A stress-based poro-damage phase field model for hydrofracturing of creeping glaciers and ice shelves

Abstract

There is a need for computational models capable of predicting meltwater-assisted crevasse growth in glacial ice. Mass loss from glaciers and ice sheets is the largest contributor to sea-level rise and iceberg calving due to hydrofracture is one of the most prominent yet less understood glacial mass loss processes. To overcome the limitations of empirical and analytical approaches, we here propose a new phase field-based computational framework to simulate crevasse growth in both grounded ice sheets and floating ice shelves. The model incorporates the three elements needed to mechanistically simulate hydrofracture of surface and basal crevasses: (i) a constitutive description incorporating the non-linear viscous rheology of ice, (ii) a phase field formulation capable of capturing cracking phenomena of arbitrary complexity, such as 3D crevasse interaction, and (iii) a poro-damage representation to account for the role of meltwater pressure on crevasse growth. A stress-based phase field model is adopted to reduce the length-scale sensitivity, as needed to tackle the large scales of iceberg calving, and to adequately predict crevasse growth in tensile stress regions of incompressible solids. The potential of the computational framework presented is demonstrated by addressing a number of 2D and 3D case studies, involving single and multiple crevasses, and considering both grounded and floating conditions. The model results show a good agreement with analytical approaches when particularised to the idealised scenarios where these are relevant.
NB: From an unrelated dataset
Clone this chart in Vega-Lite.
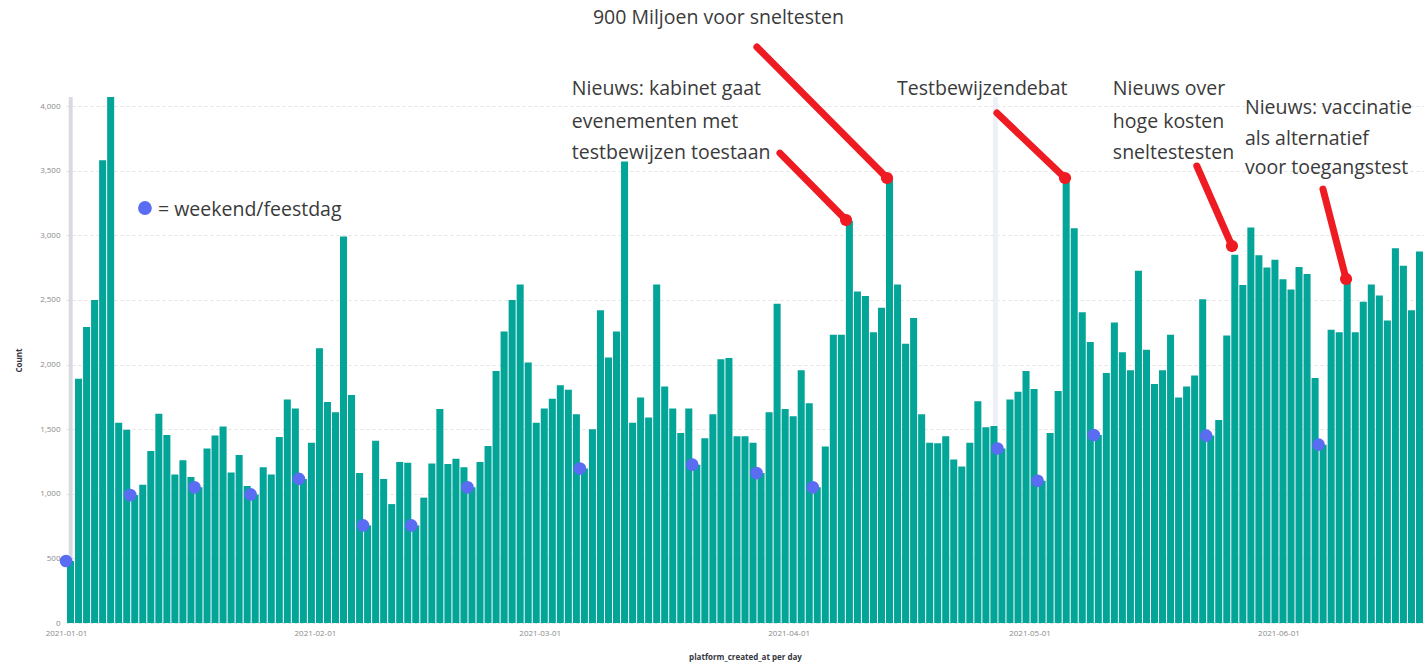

More importantly, we demonstrate how the model can be used to provide the first computational predictions of crevasse interactions in floating ice shelves and 3D ice sheets, shedding new light into these phenomena. Also, the creep-assisted nucleation and growth of crevasses is simulated in a realistic geometry, corresponding to the Helheim glacier. The computational framework presented opens new horizons in the modelling of iceberg calving and, due to its ability to incorporate incompressible behaviour, can be readily incorporated into numerical ice sheet models for projecting sea-level rise.